Written exercise ▸
Images appear in the records below; leave them out and repeat everything else exactly.

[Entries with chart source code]
+++

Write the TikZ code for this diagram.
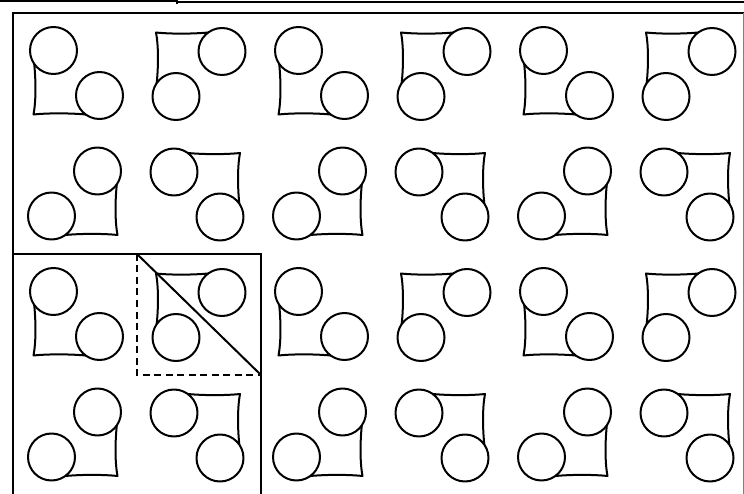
\documentclass[tikz,border=0pt]{standalone}
\usepackage{tikz}

\tikzset{
  ink/.style={line width=2pt, line cap=round, line join=round},
  frame/.style={line width=2.2pt},
  twocircles/.pic={
    \draw[ink] (-22,-23) circle (23.5);
    \draw[ink] (24,22) circle (23.5);
    \draw[ink] (-41.3,-9.5) .. controls (-39.5,8) and (-39.5,28) .. (-42,41)
      .. controls (-28,39.5) and (-6,39.5) .. (10.2,41);
  }
}

\begin{document}
\begin{tikzpicture}[x=1pt,y=-1pt]
  \useasboundingbox (0,0) rectangle (744,494);

  %% ---- Rest of the figure above ----
  \draw[line width=2.6pt] (0,1) -- (177,1);
  \draw[line width=1.4pt] (177,2) -- (744,2);
  \draw[line width=1.6pt] (177,0) -- (177,4);

  %% ---- Outer frame ----
  \draw[frame] (13,494) -- (13,13) -- (744,13);
  \draw[line width=1pt,gray] (743,13) -- (743,494);

  %% ---- The pattern: 2x2 block repeated 3x2 times ----
  \foreach \bx in {0,1,2} {
    \foreach \by in {0,1} {
      \pic at ({75.5+\bx*245},{73.5+\by*241}) {twocircles};
      \pic[yscale=-1] at ({198+\bx*245},{73.5+\by*241}) {twocircles};
      \pic[xscale=-1] at ({75.5+\bx*245},{194+\by*241}) {twocircles};
      \pic[scale=-1] at ({198+\bx*245},{194+\by*241}) {twocircles};
    }
  }

  %% ---- Unit cell and fundamental region ----
  \coordinate (celltl) at (13,254);
  \coordinate (celltr) at (261,254);
  \coordinate (cellbr) at (261,494);
  \coordinate (regtl) at (137,254);
  \coordinate (regbl) at (137,375);
  \coordinate (regbr) at (261,375);

  \draw[frame] (celltl) -- (celltr) -- (cellbr);
  \draw[frame,dash pattern=on 7pt off 4.5pt] (regtl) -- (regbl) -- (regbr);
  \draw[ink] (regtl) -- (regbr);

\end{tikzpicture}
\end{document}
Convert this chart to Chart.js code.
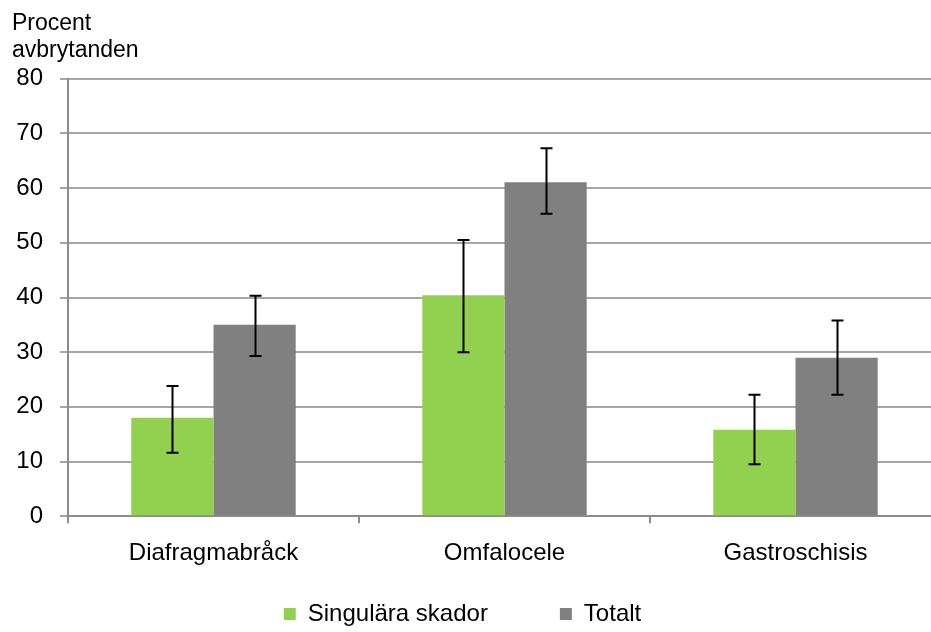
<!DOCTYPE html>
<html>
<head>
<meta charset="utf-8">
<script src="https://cdn.jsdelivr.net/npm/chart.js@4.4.1/dist/chart.umd.min.js"></script>
<style>
  html, body { margin: 0; padding: 0; background: #fff; }
  #wrap { width: 931px; height: 632px; }
</style>
</head>
<body>
<div id="wrap"><canvas id="chart"></canvas></div>
<script>
const categories = ['Diafragmabråck', 'Omfalocele', 'Gastroschisis'];
const seriesNames = ['Singulära skador', 'Totalt'];

const singular = [18, 40.4, 15.8];
const singularLow = [11.6, 30, 9.5];
const singularHigh = [23.8, 50.5, 22.2];

const total = [35, 61.1, 29];
const totalLow = [29.3, 55.3, 22.2];
const totalHigh = [40.3, 67.3, 35.8];

const yTicks = [0, 10, 20, 30, 40, 50, 60, 70, 80];

const font = 'Liberation Sans, Arial, sans-serif';
const legendGap = 72;

// draws the confidence intervals on top of the bars
const errorBars = {
    id: 'errorBars',
    afterDatasetsDraw(chart) {
        const ctx = chart.ctx;
        const y = chart.scales.y;
        ctx.save();
        ctx.strokeStyle = '#000';
        ctx.lineWidth = 2;
        chart.data.datasets.forEach((ds, di) => {
            const meta = chart.getDatasetMeta(di);
            meta.data.forEach((bar, i) => {
                const top = y.getPixelForValue(ds.errHigh[i]);
                const bottom = y.getPixelForValue(ds.errLow[i]);
                const x = Math.round(bar.x) + 0.5;
                ctx.beginPath();
                ctx.moveTo(x, top);
                ctx.lineTo(x, bottom);
                ctx.moveTo(x - 6, top);
                ctx.lineTo(x + 6, top);
                ctx.moveTo(x - 6, bottom);
                ctx.lineTo(x + 6, bottom);
                ctx.stroke();
            });
        });
        ctx.restore();
    }
};

// wide gap between legend items without the tall box that padding gives
const legendSpacing = {
    id: 'legendSpacing',
    afterInit(chart) {
        const legend = chart.legend;
        const fit = legend.fit;
        legend.fit = function () {
            fit.call(this);
            this.height = 48;
        };
        const draw = legend.draw;
        legend.draw = function (area) {
            const t = this.top, l = this.left, r = this.right;
            this.top = t - 54;
            this.left = l - 9;
            this.right = r - 9;
            draw.call(this, area);
            this.top = t;
            this.left = l;
            this.right = r;
        };
    }
};

// the plot area runs a little past the right edge of the picture
const plotOverflow = {
    id: 'plotOverflow',
    afterLayout(chart) {
        const extra = 10;
        const x = chart.scales.x;
        chart.chartArea.right += extra;
        chart.chartArea.width += extra;
        x.right += extra;
        x.width += extra;
        x.configure();
    }
};

new Chart(document.getElementById('chart'), {
    type: 'bar',
    data: {
        labels: categories,
        datasets: [
            {
                label: seriesNames[0],
                data: singular,
                errLow: singularLow,
                errHigh: singularHigh,
                backgroundColor: '#92D050',
                categoryPercentage: 0.565,
                barPercentage: 1
            },
            {
                label: seriesNames[1],
                data: total,
                errLow: totalLow,
                errHigh: totalHigh,
                backgroundColor: '#808080',
                categoryPercentage: 0.565,
                barPercentage: 1
            }
        ]
    },
    options: {
        responsive: true,
        maintainAspectRatio: false,
        animation: false,
        layout: { padding: { left: 12, right: 0, top: 0, bottom: 0 } },
        plugins: {
            tooltip: { enabled: false },
            title: {
                display: true,
                text: ['Procent', 'avbrytanden'],
                align: 'start',
                color: '#000',
                font: { family: font, size: 23, weight: 'normal', lineHeight: 1.17 },
                padding: { top: 10, bottom: 15 }
            },
            legend: {
                position: 'bottom',
                labels: {
                    color: '#000',
                    font: { family: font, size: 24 },
                    boxWidth: 12,
                    boxHeight: 12,
                    padding: legendGap
                }
            }
        },
        scales: {
            x: {
                grid: {
                    display: true,
                    drawOnChartArea: false,
                    drawTicks: true,
                    tickLength: 7,
                    color: '#8c8c8c',
                    lineWidth: 2
                },
                border: { display: true, color: '#8c8c8c', width: 2 },
                ticks: {
                    color: '#000',
                    font: { family: font, size: 24 },
                    padding: 16
                }
            },
            y: {
                min: 0,
                max: 80,
                afterFit(scale) { scale.width = 56; },
                afterBuildTicks(scale) { scale.ticks = yTicks.map(v => ({ value: v })); },
                grid: {
                    color: '#a6a6a6',
                    lineWidth: 2,
                    tickLength: 8
                },
                border: { display: true, color: '#8c8c8c', width: 2 },
                ticks: {
                    color: '#000',
                    font: { family: font, size: 24 },
                    padding: 17
                }
            }
        }
    },
    plugins: [errorBars, legendSpacing, plotOverflow]
});
</script>
</body>
</html>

+++

Written response ▸
Write the TikZ code for this diagram.
\documentclass[tikz,border=0pt]{standalone}
\usepackage{tikz}

\tikzset{
  ink/.style={line width=2pt, line cap=round, line join=round},
  frame/.style={line width=2.2pt},
  twocircles/.pic={
    \draw[ink] (-22,-23) circle (23.5);
    \draw[ink] (24,22) circle (23.5);
    \draw[ink] (-41.3,-9.5) .. controls (-39.5,8) and (-39.5,28) .. (-42,41)
      .. controls (-28,39.5) and (-6,39.5) .. (10.2,41);
  }
}

\begin{document}
\begin{tikzpicture}[x=1pt,y=-1pt]
  \useasboundingbox (0,0) rectangle (744,494);

  %% ---- Rest of the figure above ----
  \draw[line width=2.6pt] (0,1) -- (177,1);
  \draw[line width=1.4pt] (177,2) -- (744,2);
  \draw[line width=1.6pt] (177,0) -- (177,4);

  %% ---- Outer frame ----
  \draw[frame] (13,494) -- (13,13) -- (744,13);
  \draw[line width=1pt,gray] (743,13) -- (743,494);

  %% ---- The pattern: 2x2 block repeated 3x2 times ----
  \foreach \bx in {0,1,2} {
    \foreach \by in {0,1} {
      \pic at ({75.5+\bx*245},{73.5+\by*241}) {twocircles};
      \pic[yscale=-1] at ({198+\bx*245},{73.5+\by*241}) {twocircles};
      \pic[xscale=-1] at ({75.5+\bx*245},{194+\by*241}) {twocircles};
      \pic[scale=-1] at ({198+\bx*245},{194+\by*241}) {twocircles};
    }
  }

  %% ---- Unit cell and fundamental region ----
  \coordinate (celltl) at (13,254);
  \coordinate (celltr) at (261,254);
  \coordinate (cellbr) at (261,494);
  \coordinate (regtl) at (137,254);
  \coordinate (regbl) at (137,375);
  \coordinate (regbr) at (261,375);

  \draw[frame] (celltl) -- (celltr) -- (cellbr);
  \draw[frame,dash pattern=on 7pt off 4.5pt] (regtl) -- (regbl) -- (regbr);
  \draw[ink] (regtl) -- (regbr);

\end{tikzpicture}
\end{document}
Convert this chart to Chart.js code.
<!DOCTYPE html>
<html>
<head>
<meta charset="utf-8">
<script src="https://cdn.jsdelivr.net/npm/chart.js@4.4.1/dist/chart.umd.min.js"></script>
<style>
  html, body { margin: 0; padding: 0; background: #fff; }
  #wrap { width: 931px; height: 632px; }
</style>
</head>
<body>
<div id="wrap"><canvas id="chart"></canvas></div>
<script>
const categories = ['Diafragmabråck', 'Omfalocele', 'Gastroschisis'];
const seriesNames = ['Singulära skador', 'Totalt'];

const singular = [18, 40.4, 15.8];
const singularLow = [11.6, 30, 9.5];
const singularHigh = [23.8, 50.5, 22.2];

const total = [35, 61.1, 29];
const totalLow = [29.3, 55.3, 22.2];
const totalHigh = [40.3, 67.3, 35.8];

const yTicks = [0, 10, 20, 30, 40, 50, 60, 70, 80];

const font = 'Liberation Sans, Arial, sans-serif';
const legendGap = 72;

// draws the confidence intervals on top of the bars
const errorBars = {
    id: 'errorBars',
    afterDatasetsDraw(chart) {
        const ctx = chart.ctx;
        const y = chart.scales.y;
        ctx.save();
        ctx.strokeStyle = '#000';
        ctx.lineWidth = 2;
        chart.data.datasets.forEach((ds, di) => {
            const meta = chart.getDatasetMeta(di);
            meta.data.forEach((bar, i) => {
                const top = y.getPixelForValue(ds.errHigh[i]);
                const bottom = y.getPixelForValue(ds.errLow[i]);
                const x = Math.round(bar.x) + 0.5;
                ctx.beginPath();
                ctx.moveTo(x, top);
                ctx.lineTo(x, bottom);
                ctx.moveTo(x - 6, top);
                ctx.lineTo(x + 6, top);
                ctx.moveTo(x - 6, bottom);
                ctx.lineTo(x + 6, bottom);
                ctx.stroke();
            });
        });
        ctx.restore();
    }
};

// wide gap between legend items without the tall box that padding gives
const legendSpacing = {
    id: 'legendSpacing',
    afterInit(chart) {
        const legend = chart.legend;
        const fit = legend.fit;
        legend.fit = function () {
            fit.call(this);
            this.height = 48;
        };
        const draw = legend.draw;
        legend.draw = function (area) {
            const t = this.top, l = this.left, r = this.right;
            this.top = t - 54;
            this.left = l - 9;
            this.right = r - 9;
            draw.call(this, area);
            this.top = t;
            this.left = l;
            this.right = r;
        };
    }
};

// the plot area runs a little past the right edge of the picture
const plotOverflow = {
    id: 'plotOverflow',
    afterLayout(chart) {
        const extra = 10;
        const x = chart.scales.x;
        chart.chartArea.right += extra;
        chart.chartArea.width += extra;
        x.right += extra;
        x.width += extra;
        x.configure();
    }
};

new Chart(document.getElementById('chart'), {
    type: 'bar',
    data: {
        labels: categories,
        datasets: [
            {
                label: seriesNames[0],
                data: singular,
                errLow: singularLow,
                errHigh: singularHigh,
                backgroundColor: '#92D050',
                categoryPercentage: 0.565,
                barPercentage: 1
            },
            {
                label: seriesNames[1],
                data: total,
                errLow: totalLow,
                errHigh: totalHigh,
                backgroundColor: '#808080',
                categoryPercentage: 0.565,
                barPercentage: 1
            }
        ]
    },
    options: {
        responsive: true,
        maintainAspectRatio: false,
        animation: false,
        layout: { padding: { left: 12, right: 0, top: 0, bottom: 0 } },
        plugins: {
            tooltip: { enabled: false },
            title: {
                display: true,
                text: ['Procent', 'avbrytanden'],
                align: 'start',
                color: '#000',
                font: { family: font, size: 23, weight: 'normal', lineHeight: 1.17 },
                padding: { top: 10, bottom: 15 }
            },
            legend: {
                position: 'bottom',
                labels: {
                    color: '#000',
                    font: { family: font, size: 24 },
                    boxWidth: 12,
                    boxHeight: 12,
                    padding: legendGap
                }
            }
        },
        scales: {
            x: {
                grid: {
                    display: true,
                    drawOnChartArea: false,
                    drawTicks: true,
                    tickLength: 7,
                    color: '#8c8c8c',
                    lineWidth: 2
                },
                border: { display: true, color: '#8c8c8c', width: 2 },
                ticks: {
                    color: '#000',
                    font: { family: font, size: 24 },
                    padding: 16
                }
            },
            y: {
                min: 0,
                max: 80,
                afterFit(scale) { scale.width = 56; },
                afterBuildTicks(scale) { scale.ticks = yTicks.map(v => ({ value: v })); },
                grid: {
                    color: '#a6a6a6',
                    lineWidth: 2,
                    tickLength: 8
                },
                border: { display: true, color: '#8c8c8c', width: 2 },
                ticks: {
                    color: '#000',
                    font: { family: font, size: 24 },
                    padding: 17
                }
            }
        }
    },
    plugins: [errorBars, legendSpacing, plotOverflow]
});
</script>
</body>
</html>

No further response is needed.